• INFORMATION SHOWN:

═══

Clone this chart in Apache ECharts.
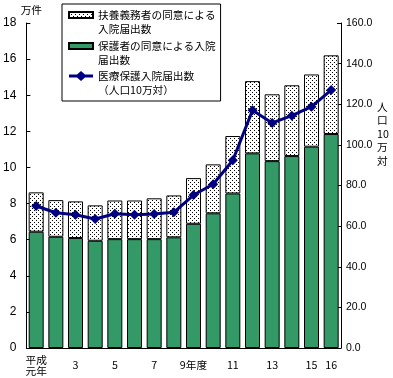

═══

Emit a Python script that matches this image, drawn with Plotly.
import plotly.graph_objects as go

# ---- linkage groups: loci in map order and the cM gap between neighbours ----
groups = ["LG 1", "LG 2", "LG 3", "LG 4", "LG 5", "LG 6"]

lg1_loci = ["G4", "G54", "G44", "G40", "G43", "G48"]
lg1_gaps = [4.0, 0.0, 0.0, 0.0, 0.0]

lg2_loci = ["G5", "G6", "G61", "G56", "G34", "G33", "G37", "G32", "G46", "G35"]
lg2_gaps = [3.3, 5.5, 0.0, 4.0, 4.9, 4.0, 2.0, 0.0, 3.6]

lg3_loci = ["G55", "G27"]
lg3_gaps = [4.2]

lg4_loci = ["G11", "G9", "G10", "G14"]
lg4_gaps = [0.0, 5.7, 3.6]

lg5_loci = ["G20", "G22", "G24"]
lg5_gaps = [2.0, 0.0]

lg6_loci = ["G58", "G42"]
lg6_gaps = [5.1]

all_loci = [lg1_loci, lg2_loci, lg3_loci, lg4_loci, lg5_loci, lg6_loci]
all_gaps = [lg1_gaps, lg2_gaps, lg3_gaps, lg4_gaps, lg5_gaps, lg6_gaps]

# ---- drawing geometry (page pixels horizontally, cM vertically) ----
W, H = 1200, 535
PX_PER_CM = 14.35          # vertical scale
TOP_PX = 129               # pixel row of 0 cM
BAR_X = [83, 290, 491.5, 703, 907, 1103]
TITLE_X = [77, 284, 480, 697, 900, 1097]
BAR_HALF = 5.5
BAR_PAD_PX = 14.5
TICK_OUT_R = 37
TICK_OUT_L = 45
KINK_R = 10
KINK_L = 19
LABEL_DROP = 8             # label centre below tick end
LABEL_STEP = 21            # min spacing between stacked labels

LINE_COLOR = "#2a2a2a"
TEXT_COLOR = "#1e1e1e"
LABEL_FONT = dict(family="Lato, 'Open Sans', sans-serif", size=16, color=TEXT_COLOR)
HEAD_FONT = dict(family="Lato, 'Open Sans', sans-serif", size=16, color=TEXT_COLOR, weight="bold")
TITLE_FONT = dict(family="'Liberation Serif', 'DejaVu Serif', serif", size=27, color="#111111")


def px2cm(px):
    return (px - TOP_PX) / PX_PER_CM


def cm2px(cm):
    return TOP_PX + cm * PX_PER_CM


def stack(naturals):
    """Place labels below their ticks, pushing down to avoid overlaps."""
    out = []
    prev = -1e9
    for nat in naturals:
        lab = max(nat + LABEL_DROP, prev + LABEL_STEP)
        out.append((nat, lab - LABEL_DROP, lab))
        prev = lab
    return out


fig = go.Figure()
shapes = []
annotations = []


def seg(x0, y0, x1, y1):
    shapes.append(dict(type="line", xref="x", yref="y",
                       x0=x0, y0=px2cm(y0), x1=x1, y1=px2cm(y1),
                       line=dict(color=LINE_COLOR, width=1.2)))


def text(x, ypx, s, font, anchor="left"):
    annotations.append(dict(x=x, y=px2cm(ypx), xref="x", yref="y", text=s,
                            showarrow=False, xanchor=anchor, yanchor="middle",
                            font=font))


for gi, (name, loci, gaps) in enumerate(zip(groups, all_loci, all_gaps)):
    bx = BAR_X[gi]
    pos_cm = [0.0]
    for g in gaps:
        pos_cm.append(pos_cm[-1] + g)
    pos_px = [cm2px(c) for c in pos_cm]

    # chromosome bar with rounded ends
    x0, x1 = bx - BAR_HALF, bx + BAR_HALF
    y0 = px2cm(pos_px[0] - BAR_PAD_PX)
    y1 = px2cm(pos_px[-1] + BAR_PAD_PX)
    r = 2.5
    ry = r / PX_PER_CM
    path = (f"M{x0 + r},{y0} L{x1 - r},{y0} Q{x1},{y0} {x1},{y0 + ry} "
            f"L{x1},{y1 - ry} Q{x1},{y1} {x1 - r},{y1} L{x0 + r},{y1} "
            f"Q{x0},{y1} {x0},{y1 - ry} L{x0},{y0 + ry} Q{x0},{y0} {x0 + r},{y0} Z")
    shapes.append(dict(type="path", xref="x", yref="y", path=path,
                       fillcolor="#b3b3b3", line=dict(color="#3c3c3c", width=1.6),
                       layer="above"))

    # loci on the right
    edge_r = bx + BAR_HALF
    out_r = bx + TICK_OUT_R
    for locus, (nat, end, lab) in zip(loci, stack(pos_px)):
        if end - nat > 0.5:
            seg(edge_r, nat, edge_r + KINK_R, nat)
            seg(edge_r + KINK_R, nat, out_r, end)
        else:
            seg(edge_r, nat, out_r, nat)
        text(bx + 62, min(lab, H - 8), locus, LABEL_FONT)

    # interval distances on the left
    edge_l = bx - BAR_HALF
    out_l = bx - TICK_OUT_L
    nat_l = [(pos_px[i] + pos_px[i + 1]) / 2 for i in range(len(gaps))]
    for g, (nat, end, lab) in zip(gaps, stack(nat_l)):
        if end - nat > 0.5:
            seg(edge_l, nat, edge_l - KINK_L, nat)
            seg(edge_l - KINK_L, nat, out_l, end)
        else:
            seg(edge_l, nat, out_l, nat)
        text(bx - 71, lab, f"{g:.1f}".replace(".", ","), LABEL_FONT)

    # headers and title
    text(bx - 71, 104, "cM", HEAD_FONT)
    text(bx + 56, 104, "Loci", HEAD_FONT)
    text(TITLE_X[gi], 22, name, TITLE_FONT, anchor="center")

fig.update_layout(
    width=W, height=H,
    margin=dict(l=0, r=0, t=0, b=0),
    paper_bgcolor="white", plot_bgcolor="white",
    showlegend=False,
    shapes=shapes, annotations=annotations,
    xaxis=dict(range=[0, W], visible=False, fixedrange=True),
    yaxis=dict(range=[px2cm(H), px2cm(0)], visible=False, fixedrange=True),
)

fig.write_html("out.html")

═══

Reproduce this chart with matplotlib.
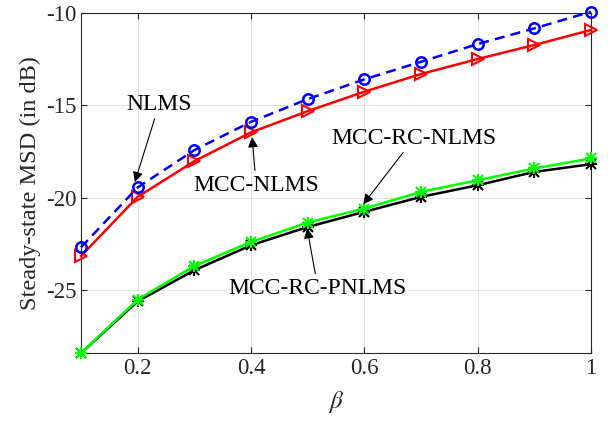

═══

• EXERCISE DIRECTIONS: Copy exactly, and only, the lines from the one containing "Emit a Python" through the one containing "lg6_gaps = [5.1]".

• SOLUTION BELOW:
Emit a Python script that matches this image, drawn with Plotly.
import plotly.graph_objects as go

# ---- linkage groups: loci in map order and the cM gap between neighbours ----
groups = ["LG 1", "LG 2", "LG 3", "LG 4", "LG 5", "LG 6"]

lg1_loci = ["G4", "G54", "G44", "G40", "G43", "G48"]
lg1_gaps = [4.0, 0.0, 0.0, 0.0, 0.0]

lg2_loci = ["G5", "G6", "G61", "G56", "G34", "G33", "G37", "G32", "G46", "G35"]
lg2_gaps = [3.3, 5.5, 0.0, 4.0, 4.9, 4.0, 2.0, 0.0, 3.6]

lg3_loci = ["G55", "G27"]
lg3_gaps = [4.2]

lg4_loci = ["G11", "G9", "G10", "G14"]
lg4_gaps = [0.0, 5.7, 3.6]

lg5_loci = ["G20", "G22", "G24"]
lg5_gaps = [2.0, 0.0]

lg6_loci = ["G58", "G42"]
lg6_gaps = [5.1]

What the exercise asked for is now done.